Many so-called silent enterprises actually involve a fair bit of talking, or sound. Meditation retreats usually offer guided sessions and lectures, as well as one-on-one instruction. A session of “silence therapy” at the New York-based Asnani Foundation is, it turns out, a conversation about the benefits of silence, plus a prescription for meditation (cost: $120). Noise-cancellation headphones and sound-masking machines practice a nifty aural subtraction-by-addition, replacing distracting background noise with a soothing drone that gives the impression of quiet.
So it’s not quiet for its own sake that sells. It’s refuge from noise that can do us physical harm. The vast majority of earplugs and headphones, for example, are sold as protective devices for professionals, to preserve hearing for folks who work in factories, production plants or busy intersections.

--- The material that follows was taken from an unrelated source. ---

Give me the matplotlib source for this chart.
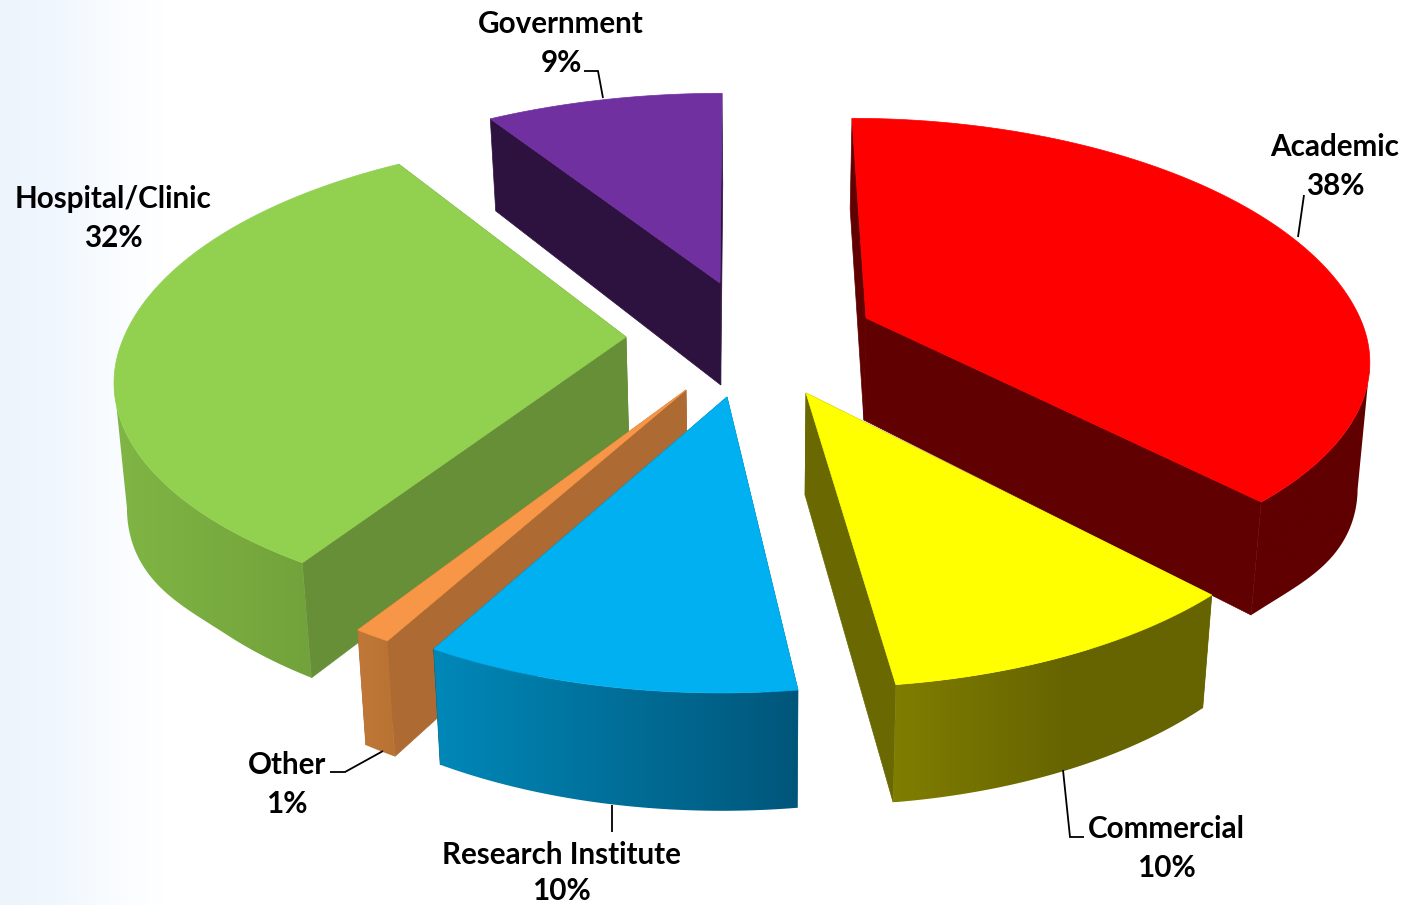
import numpy as np
import matplotlib
matplotlib.use("Agg")
import matplotlib.pyplot as plt
from matplotlib.colors import LinearSegmentedColormap
from matplotlib.patches import Polygon

# Survey shares, clockwise from twelve o'clock
sectors = ["Academic", "Commercial", "Research Institute", "Other", "Hospital/Clinic", "Government"]
shares = [38, 10, 10, 1, 32, 9]

# Appearance of each slice
top_colors = ["#ff0000", "#ffff00", "#00b0f0", "#f79646", "#92d050", "#7030a0"]
radial_colors = ["#600000", "#6a6800", "#005a7c", "#ad6a32", "#678f38", "#2d123f"]
rim_left = ["#600000", "#807e00", "#0088b8", "#c07838", "#80b645", "#2d123f"]
rim_right = ["#600000", "#666400", "#00567a", "#b87232", "#72a23b", "#2d123f"]
rim_fade = [1.0, 0.55, 1.0, 1.0, 1.0, 1.0]

# Slice tips in figure pixels: each slice is pulled out from the centre
tips = [(866, 318), (806, 393), (727, 397), (686, 390), (626, 337), (720, 283)]
paint_order = [5, 0, 4, 3, 2, 1]

# Per-slice lens corrections
radius_x = [494, 500, 500, 500, 502, 500]
near_scale = [0.92, 1.01, 1.015, 1.01, 0.95, 1.0]
far_scale = [1.0, 1.0, 1.0, 1.0, 1.0, 0.95]
near_drift = [5, 13, -6, -12, -5, 0]
far_drift = [-14, 0, 0, 0, 6, 2]

# Camera model
RADIUS_Y = 237
PERSPECTIVE = 0.187
THICKNESS = 102
SIDE_GROWTH = 0.2
BASE_SHRINK = 0.02
BASE_PIVOT = 760
ARC_STEPS = 180

# Label placement: name and percentage line centres
label_xy = {
    "Academic": (1335, 147),
    "Commercial": (1166, 829),
    "Research Institute": (561, 855),
    "Other": (287, 765),
    "Hospital/Clinic": (113, 199),
    "Government": (561, 24),
}
LINE_GAP = 39
leaders = [
    ([1304, 1298], [195, 237]),
    ([1063, 1070, 1084], [770, 837, 837]),
    ([612, 612], [805, 832]),
    ([330, 345, 383], [772, 772, 751]),
    ([584, 598, 603], [71, 71, 98]),
]


def project(dx, dy, i):
    tip = tips[i]
    g = 1 / (1 - PERSPECTIVE * dy)
    stretch = np.where(dy > 0, near_scale[i], far_scale[i])
    drift = np.where(dy > 0, near_drift[i] * dy, -far_drift[i] * dy)
    return tip[0] + radius_x[i] * dx * g + drift, tip[1] + RADIUS_Y * dy * g * stretch


def drop(sx, sy, dx, dy):
    # The base sits lower and slightly narrower than the top face
    g = 1 / (1 - PERSPECTIVE * dy)
    ramp = np.clip((np.abs(dx) - 0.7) / 0.3, 0, 1)
    side = ramp * ramp * (3 - 2 * ramp) * np.clip((dy + 0.4) / 0.4, 0, 1)
    return sx + (BASE_PIVOT - sx) * BASE_SHRINK, sy + THICKNESS * g ** 0.7 * (1 + SIDE_GROWTH * side)


def rim_outline(theta, sx, sy, bx, by):
    # Visible band of the rim: stops at the silhouette where the arc turns away
    if theta[0] < np.pi / 2 < theta[-1]:
        t, b = np.argmax(sx), np.argmax(bx)
        return np.r_[sx[t:], bx[b:][::-1]], np.r_[sy[t:], by[b:][::-1]]
    if theta[0] < 3 * np.pi / 2 < theta[-1]:
        t, b = np.argmin(sx), np.argmin(bx)
        return np.r_[sx[:t + 1], bx[:b + 1][::-1]], np.r_[sy[:t + 1], by[:b + 1][::-1]]
    return np.r_[sx, bx[::-1]], np.r_[sy, by[::-1]]


plt.rcParams["font.family"] = ["Lato", "DejaVu Sans"]
fig = plt.figure(figsize=(14.2, 9.05), dpi=100)
ax = fig.add_axes([0, 0, 1, 1])
ax.axis("off")

# Pale blue wash fading out from the left edge
wash = LinearSegmentedColormap.from_list("wash", ["#ecf4fc", "#f1f7fe", "#f9fcff", "#ffffff"])
ax.imshow(np.linspace(0, 1, 512)[None, :], cmap=wash, extent=(0, 165, 905, 0),
          aspect="auto", zorder=0)

edges = np.concatenate([[0], np.cumsum(shares)]) / np.sum(shares) * 2 * np.pi

for order, i in enumerate(paint_order):
    base_z = 2 + 3 * order
    tip = tips[i]
    theta = np.linspace(edges[i], edges[i + 1], ARC_STEPS)
    dx, dy = np.sin(theta), -np.cos(theta)
    sx, sy = project(dx, dy, i)
    bx, by = drop(sx, sy, dx, dy)
    tbx, tby = drop(tip[0], tip[1], 0.0, 0.0)

    # Flat cut faces running from the tip to each end of the arc
    for k in (0, -1):
        ax.add_patch(Polygon([(tip[0], tip[1]), (sx[k], sy[k]), (bx[k], by[k]), (tbx, tby)],
                             closed=True, facecolor=radial_colors[i], edgecolor=radial_colors[i],
                             linewidth=0.5, zorder=base_z))

    # Curved rim on the viewer's side, shaded left to right
    if dy.max() > 0:
        rx, ry = rim_outline(theta, sx, sy, bx, by)
        ramp = LinearSegmentedColormap.from_list(
            "rim", [(0, rim_left[i]), (rim_fade[i], rim_right[i]), (1, rim_right[i])])
        img = ax.imshow(np.linspace(0, 1, 256)[None, :], cmap=ramp,
                        extent=(rx.min(), rx.max(), ry.max(), ry.min()),
                        aspect="auto", zorder=base_z + 1, interpolation="bilinear")
        rim = Polygon(np.column_stack([rx, ry]), closed=True, transform=ax.transData,
                      facecolor="none", edgecolor="none")
        ax.add_patch(rim)
        img.set_clip_path(rim)

    outline = np.column_stack([np.r_[tip[0], sx], np.r_[tip[1], sy]])
    ax.add_patch(Polygon(outline, closed=True, facecolor=top_colors[i],
                         edgecolor=top_colors[i], linewidth=0.5, zorder=base_z + 2))

ax.set_xlim(0, 1420)
ax.set_ylim(905, 0)

for xs, ys in leaders:
    ax.plot(xs, ys, color="black", lw=1.3, zorder=30, solid_capstyle="butt", solid_joinstyle="miter")

for name, share in zip(sectors, shares):
    x, y = label_xy[name]
    ax.text(x, y, name, ha="center", va="center", fontsize=21.3, fontweight="bold", color="black", zorder=31)
    ax.text(x, y + LINE_GAP - (3 if name == "Research Institute" else 0), f"{share}%", ha="center", va="center",
            fontsize=21.3, fontweight="bold", color="black", zorder=31)

fig.savefig("out.png", dpi=100)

When people buy earplugs for personal use, says Tom Bergman, founder of The Ear Plug Super Store, “the No. 1 reason is because of a snoring spouse, followed by students trying to prep for exams.” Other reasons include tuning out office noise and trying to sleep in loud apartments, but personal use only makes up about 5 percent of The Ear Plug Super Store’s business.

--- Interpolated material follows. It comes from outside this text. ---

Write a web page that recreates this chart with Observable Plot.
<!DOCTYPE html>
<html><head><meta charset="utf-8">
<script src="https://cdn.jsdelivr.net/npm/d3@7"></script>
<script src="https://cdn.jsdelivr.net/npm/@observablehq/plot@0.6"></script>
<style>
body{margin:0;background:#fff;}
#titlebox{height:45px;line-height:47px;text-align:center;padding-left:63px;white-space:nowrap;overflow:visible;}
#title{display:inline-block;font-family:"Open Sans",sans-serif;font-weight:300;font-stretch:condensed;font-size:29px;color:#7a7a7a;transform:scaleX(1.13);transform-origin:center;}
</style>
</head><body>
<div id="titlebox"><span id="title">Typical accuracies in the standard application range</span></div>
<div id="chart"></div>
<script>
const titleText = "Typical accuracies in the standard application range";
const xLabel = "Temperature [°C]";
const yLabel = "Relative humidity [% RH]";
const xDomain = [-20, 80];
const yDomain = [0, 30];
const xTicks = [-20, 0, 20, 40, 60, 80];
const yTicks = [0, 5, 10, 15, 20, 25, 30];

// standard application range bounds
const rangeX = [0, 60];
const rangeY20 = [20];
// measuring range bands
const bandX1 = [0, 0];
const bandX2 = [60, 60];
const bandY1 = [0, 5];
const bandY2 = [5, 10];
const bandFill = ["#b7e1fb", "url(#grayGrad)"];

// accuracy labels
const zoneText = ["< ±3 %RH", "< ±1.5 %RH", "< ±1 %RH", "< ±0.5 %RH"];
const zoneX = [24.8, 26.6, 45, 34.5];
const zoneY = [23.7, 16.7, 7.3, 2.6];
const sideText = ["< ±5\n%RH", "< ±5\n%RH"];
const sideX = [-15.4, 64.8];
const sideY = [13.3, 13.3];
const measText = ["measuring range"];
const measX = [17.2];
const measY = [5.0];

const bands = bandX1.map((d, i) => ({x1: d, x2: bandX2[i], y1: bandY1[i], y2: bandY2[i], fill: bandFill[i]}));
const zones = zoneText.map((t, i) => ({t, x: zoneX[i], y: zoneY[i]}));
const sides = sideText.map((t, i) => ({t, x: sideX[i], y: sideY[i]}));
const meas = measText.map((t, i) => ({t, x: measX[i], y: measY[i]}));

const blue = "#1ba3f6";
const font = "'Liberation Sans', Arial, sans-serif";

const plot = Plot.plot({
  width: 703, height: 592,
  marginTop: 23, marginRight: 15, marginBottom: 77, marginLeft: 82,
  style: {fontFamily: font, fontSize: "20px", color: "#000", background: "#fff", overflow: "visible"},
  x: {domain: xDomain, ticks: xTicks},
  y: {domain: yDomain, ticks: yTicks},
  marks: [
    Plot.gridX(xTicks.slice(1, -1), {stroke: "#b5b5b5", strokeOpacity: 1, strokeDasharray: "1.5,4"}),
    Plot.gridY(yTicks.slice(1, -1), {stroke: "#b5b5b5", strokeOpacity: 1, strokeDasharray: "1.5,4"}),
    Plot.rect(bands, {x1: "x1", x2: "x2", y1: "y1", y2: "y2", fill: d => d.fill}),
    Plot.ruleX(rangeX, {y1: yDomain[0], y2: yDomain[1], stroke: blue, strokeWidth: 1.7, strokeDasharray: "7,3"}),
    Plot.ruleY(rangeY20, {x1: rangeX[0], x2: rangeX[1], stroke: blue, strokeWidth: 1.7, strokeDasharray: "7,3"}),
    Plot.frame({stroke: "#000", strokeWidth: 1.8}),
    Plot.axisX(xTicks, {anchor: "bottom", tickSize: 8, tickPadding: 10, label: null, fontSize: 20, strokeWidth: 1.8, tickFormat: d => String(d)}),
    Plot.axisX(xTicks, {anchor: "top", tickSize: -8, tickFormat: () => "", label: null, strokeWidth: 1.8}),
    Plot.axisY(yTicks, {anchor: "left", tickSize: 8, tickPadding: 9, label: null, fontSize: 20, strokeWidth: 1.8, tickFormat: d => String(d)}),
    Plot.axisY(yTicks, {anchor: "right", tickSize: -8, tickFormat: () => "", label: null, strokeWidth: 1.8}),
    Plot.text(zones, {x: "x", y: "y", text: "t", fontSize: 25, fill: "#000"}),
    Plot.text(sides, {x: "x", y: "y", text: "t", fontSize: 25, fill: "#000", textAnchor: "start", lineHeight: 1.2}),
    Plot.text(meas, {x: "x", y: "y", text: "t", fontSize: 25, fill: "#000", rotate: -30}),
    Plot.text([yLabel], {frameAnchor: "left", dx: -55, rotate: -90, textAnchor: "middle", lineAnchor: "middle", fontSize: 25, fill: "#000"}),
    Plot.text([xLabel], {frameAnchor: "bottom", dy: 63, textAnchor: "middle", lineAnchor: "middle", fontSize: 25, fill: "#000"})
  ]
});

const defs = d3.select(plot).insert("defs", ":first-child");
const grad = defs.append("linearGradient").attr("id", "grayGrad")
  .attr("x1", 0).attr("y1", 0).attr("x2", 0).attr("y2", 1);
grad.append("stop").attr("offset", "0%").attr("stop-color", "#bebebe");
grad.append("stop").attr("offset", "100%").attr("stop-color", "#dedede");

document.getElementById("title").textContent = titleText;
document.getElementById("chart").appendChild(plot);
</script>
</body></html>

The true detriment of noise? It stresses us out. Literally. Studies have shown repeated exposure to airport noise results in higher levels of cortisol and adrenaline, our stress hormones (see page 52). We may not be aware of the toll noise takes, but we’ll lay out cold cash to get rid of it.
Buyers might pay 10 percent more for a house sheltered from street sounds than they would for one in a noisier spot. Same goes for condos, says Broadhurst, the acoustic engineer. “Someone might be willing to spend another $50,000 to get something they think is going to be quieter. You want to be able to relax and read and not hear the music from the movie that’s being watched next door.” But even then, engineers and developers are careful not to overpromise: When it comes to the reasons residents sue condo developers, noise is a runner-up only to waterproofing.

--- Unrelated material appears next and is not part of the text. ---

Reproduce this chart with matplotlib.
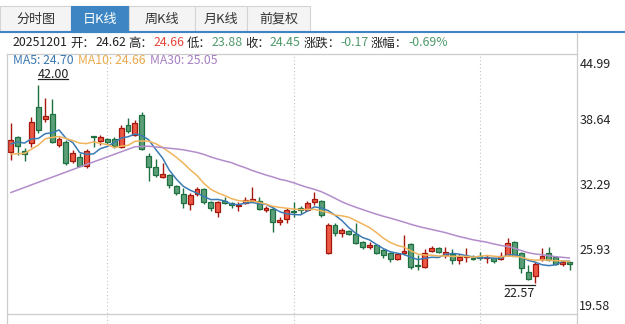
import numpy as np
import pandas as pd
import matplotlib
matplotlib.use("Agg")
import matplotlib.pyplot as plt
from matplotlib.patches import Rectangle
from matplotlib.lines import Line2D
from matplotlib.transforms import ScaledTranslation

plt.rcParams['font.family'] = ['Noto Sans CJK SC', 'DejaVu Sans']

# ---------------- data (daily K line) ----------------
open_ = [35.38, 36.85, 35.48, 36.26, 39.78, 38.61, 39.10, 36.07, 36.42, 34.53,
         34.95, 34.07, 36.90, 36.49, 36.65, 36.65, 35.93, 38.02, 37.07, 39.03,
         35.05, 33.91, 32.94, 33.19, 32.06, 31.28, 30.30, 31.28, 31.76, 30.49,
         29.57, 30.65, 30.42, 30.10, 30.42, 30.59, 30.65, 29.77, 29.81, 28.54,
         28.83, 29.64, 29.91, 29.74, 30.49, 30.59, 25.51, 28.27, 27.52, 27.72,
         27.37, 26.64, 26.15, 26.32, 25.83, 25.51, 24.95, 25.51, 26.42, 24.30,
         24.14, 25.76, 25.99, 25.34, 25.44, 24.85, 25.12, 25.10, 25.24, 25.02,
         25.02, 24.92, 25.34, 26.64, 25.51, 23.71, 23.29, 24.92, 25.57, 25.12,
         24.43, 24.62]
high = [38.27, 36.95, 35.77, 38.83, 42.00, 40.66, 40.64, 36.90, 36.58, 35.61,
        35.28, 35.70, 36.92, 37.07, 36.75, 36.85, 38.05, 38.70, 38.54, 39.29,
        35.28, 34.76, 34.31, 33.30, 32.20, 31.86, 31.40, 31.95, 31.90, 30.60,
        30.60, 30.98, 30.50, 30.49, 30.98, 31.96, 30.98, 30.16, 30.06, 29.03,
        29.97, 30.49, 30.16, 30.65, 31.47, 30.70, 28.47, 28.50, 28.01, 27.80,
        28.50, 26.70, 26.64, 26.40, 25.90, 25.60, 25.50, 27.29, 26.50, 25.34,
        25.93, 26.22, 26.10, 26.15, 25.90, 25.44, 25.99, 25.30, 25.64, 25.34,
        25.10, 25.64, 26.98, 26.75, 25.60, 24.36, 24.70, 25.99, 26.15, 25.20,
        24.85, 24.66]
low = [34.63, 35.12, 34.53, 35.93, 37.30, 38.34, 36.30, 35.90, 34.14, 34.31,
       34.00, 33.82, 35.93, 36.10, 36.20, 35.80, 35.85, 37.24, 36.95, 35.60,
       32.58, 33.00, 32.90, 31.86, 31.21, 29.91, 29.74, 31.10, 30.33, 29.67,
       29.03, 30.30, 29.91, 29.64, 30.30, 30.50, 29.70, 29.57, 27.62, 28.27,
       28.50, 29.09, 29.35, 29.60, 30.23, 29.03, 25.41, 27.23, 27.07, 27.30,
       26.40, 25.90, 25.90, 25.41, 25.08, 24.69, 24.90, 25.34, 23.94, 23.88,
       24.05, 25.60, 25.50, 25.02, 24.46, 24.46, 24.69, 24.85, 24.90, 24.59,
       24.60, 24.85, 25.25, 25.20, 23.55, 22.90, 22.57, 24.80, 24.80, 24.40,
       24.30, 23.88]
close = [36.58, 36.00, 35.24, 38.31, 37.53, 38.93, 36.42, 36.65, 34.31, 35.34,
         34.07, 35.54, 36.88, 36.88, 36.39, 36.00, 37.73, 37.49, 38.22, 35.67,
         33.91, 33.13, 33.23, 32.16, 31.43, 30.40, 31.18, 31.82, 30.49, 29.91,
         30.49, 30.45, 30.20, 30.26, 30.69, 30.79, 29.81, 29.97, 28.54, 28.76,
         29.74, 29.54, 29.74, 30.40, 30.82, 29.22, 28.27, 27.46, 27.79, 27.37,
         26.49, 26.15, 26.32, 25.57, 25.34, 24.95, 25.44, 25.73, 24.14, 24.26,
         25.51, 25.99, 25.60, 25.60, 24.85, 25.12, 25.24, 25.00, 25.02, 25.12,
         24.76, 25.24, 26.55, 25.28, 24.04, 22.97, 24.43, 25.25, 24.85, 24.46,
         24.69, 24.45]
# closes before the visible window (estimated so the moving averages start where shown)
hist_close = [28.5, 27.7, 30.8, 30.0, 31.4, 28.9, 29.2, 26.8, 27.8, 26.6,
              28.1, 29.5, 29.5, 29.0, 28.6, 30.3, 30.1, 30.8, 34.8, 33.0,
              35.5, 35.0, 34.2, 33.5, 32.8, 35.0, 35.8, 36.2, 37.4]

tabs = ['分时图', '日K线', '周K线', '月K线', '前复权']
selected_tab = 1
y_ticks = [44.99, 38.64, 32.29, 25.93, 19.58]
month_start_idx = [14, 41, 68]
ma_periods = [5, 10, 30]
ma_labels = ['MA5: 24.70', 'MA10: 24.66', 'MA30: 25.05']
info_parts = [('20251201', 'k'), ('开：', 'k'), ('24.62', 'k'), ('高：', 'k'),
              ('24.66', 'r'), ('低：', 'k'), ('23.88', 'g'), ('收：', 'k'),
              ('24.45', 'g'), ('涨跌：', 'k'), ('-0.17', 'g'), ('涨幅：', 'k'),
              ('-0.69%', 'g')]

# ---------------- layout / style ----------------
W, H = 625, 324
fig = plt.figure(figsize=(W / 100, H / 100), dpi=100)
fig.patch.set_facecolor('white')
renderer = fig.canvas.get_renderer()

def fx(x):
    return x / W

def fy(y):
    return 1 - y / H

BLUE_TAB = '#3d86c3'
BORDER = '#cccccc'
RED_TXT = '#e5473a'
GRN_TXT = '#4f9a6b'
txt_col = {'k': '#222222', 'r': RED_TXT, 'g': GRN_TXT}

# tabs
tab_edges = [0, 71, 129, 195, 247, 310]
for k, name in enumerate(tabs):
    x0, x1 = tab_edges[k], tab_edges[k + 1]
    sel = (k == selected_tab)
    fig.patches.append(Rectangle((fx(x0), fy(31.5)), (x1 - x0) / W, (31.5 - 6) / H,
                                 transform=fig.transFigure,
                                 facecolor=BLUE_TAB if sel else '#f4f4f4',
                                 edgecolor=BLUE_TAB if sel else '#d4d4d4', lw=0.8))
    fig.text(fx((x0 + x1) / 2), fy(19), name, ha='center', va='center',
             fontsize=9.4, color='white' if sel else '#333333')
fig.add_artist(Line2D([0, 1], [fy(32.3)] * 2, color=BLUE_TAB, lw=1.5))

# info line: pieces laid out one after another
x = 13.0
for k, (t, c) in enumerate(info_parts):
    txt = fig.text(fx(x), fy(43), t, ha='left', va='center', fontsize=8.9,
                   color=txt_col[c])
    bb = txt.get_window_extent(renderer=renderer)
    x += bb.width
    if t[-1] != '：':
        x += 2.5

# price axes
ax = fig.add_axes([fx(7), fy(314), (577 - 7) / W, (314 - 54) / H])
px_per_candle = 6.9
left = -(10.7 - 7) / px_per_candle
ax.set_xlim(left, left + 570 / px_per_candle)
ax.set_ylim(y_ticks[-1], y_ticks[0])
ax.set_xticks([])
ax.set_yticks([])
for sp in ax.spines.values():
    sp.set_visible(False)
ax.patch.set_alpha(0)

n = len(close)
idx = np.arange(n)
for g in month_start_idx:
    ax.axvline(g, ymin=-10 / 260, ymax=1, clip_on=False, color='#c4c4c4',
               ls=(0, (1, 2.2)), lw=0.8, zorder=1)

RED_FILL, RED_EDGE = '#ec5844', '#a3170d'
GRN_FILL, GRN_EDGE = '#5b9e78', '#1d7040'
bw = 0.7
for i in range(n):
    o, h, l, c = open_[i], high[i], low[i], close[i]
    up = c > o
    fill = RED_FILL if up else GRN_FILL
    edge = RED_EDGE if up else GRN_EDGE
    ax.vlines(i, l, h, color=edge, lw=1.0, zorder=2)
    ax.add_patch(Rectangle((i - bw / 2, min(o, c)), bw, max(abs(c - o), 0.06),
                           facecolor=fill, edgecolor=edge, lw=0.9, zorder=3))

all_close = pd.Series(hist_close + close)
ma_colors = ['#3b7bb5', '#f0b45c', '#b28ccb']
for p, col in zip(ma_periods, ma_colors):
    ma = all_close.rolling(p).mean().iloc[-n:].to_numpy()
    ax.plot(idx, ma, color=col, lw=1.1, zorder=4, solid_capstyle='round')

# MA legend, laid out one after another
x = 12.7
for lab, col in zip(ma_labels, ['#3a78b0', '#eaa94c', '#a67ec2']):
    txt = fig.text(fx(x), fy(61), lab, ha='left', va='center', fontsize=8.8, color=col)
    x += txt.get_window_extent(renderer=renderer).width + 4.5

# right-hand price labels
for k, v in enumerate(y_ticks):
    dy = -10 if k == 0 else (7 if k == len(y_ticks) - 1 else -1.5)
    ax.annotate(f'{v:.2f}', xy=(1, v), xycoords=('axes fraction', 'data'),
                xytext=(2.3 * 0.72, dy * 0.72), textcoords='offset points',
                ha='left', va='center', fontsize=9, color='#222222',
                annotation_clip=False)

# max / min markers
hi_i = int(np.argmax(high))
lo_i = int(np.argmin(low))
d = 30 / px_per_candle
t_hi = ax.transData + ScaledTranslation(0, 5.3 / 100, fig.dpi_scale_trans)
ax.plot([hi_i, hi_i + d], [high[hi_i]] * 2, transform=t_hi, color='#222222', lw=0.9,
        clip_on=False)
ax.annotate(f'{high[hi_i]:.2f}', xy=(hi_i, high[hi_i]), xytext=(15 * 0.72, 6.8 * 0.72),
            textcoords='offset points', ha='center', va='baseline', fontsize=9,
            color='#222222')
t_lo = ax.transData + ScaledTranslation(0, -1.7 / 100, fig.dpi_scale_trans)
ax.plot([lo_i - d, lo_i], [low[lo_i]] * 2, transform=t_lo, color='#222222', lw=0.9,
        clip_on=False)
ax.annotate(f'{low[lo_i]:.2f}', xy=(lo_i, low[lo_i]), xytext=(-15.5 * 0.72, -9.7 * 0.72),
            textcoords='offset points', ha='center', va='center', fontsize=9,
            color='#222222')

# frame lines
for xs, ys in [([7, 7], [54, 324]), ([577, 577], [33, 324]),
               ([7, 577], [54, 54]), ([7, 577], [314, 314])]:
    fig.add_artist(Line2D([fx(x) for x in xs], [fy(y) for y in ys], color=BORDER, lw=0.9))

fig.savefig('out.png', dpi=100, facecolor='white')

With Yelo, Ronco offers refuge that’s almost womb-like. People need quiet and isolation–but just a little bit, and in a non-threatening environment. That’s partly why Yelo offers massages and reflexology along with nap pods; pure naps only account for about 25 percent of its business. And while $18 seems a small price to pay for the chance to lie down in the middle of a busy day, Yelo also offers nap enhancements, like an optional scent of berries, figs or mimosas, and a soundtrack designed to soothe.
But when I visited, I was hoping for quiet, not wind chimes, so I passed on the music. With only the ambient hum of the heating system to mask the sounds of traffic on 57th Street, I closed my eyes.
Insulated from the hustle-bustle, it was easy to see the potential in businesses like Yelo. As the world gets noisier and busier, we’re all likely to pay a little extra for peace and quiet.
Janet Paskin is a business journalist who lives in Brooklyn, New York.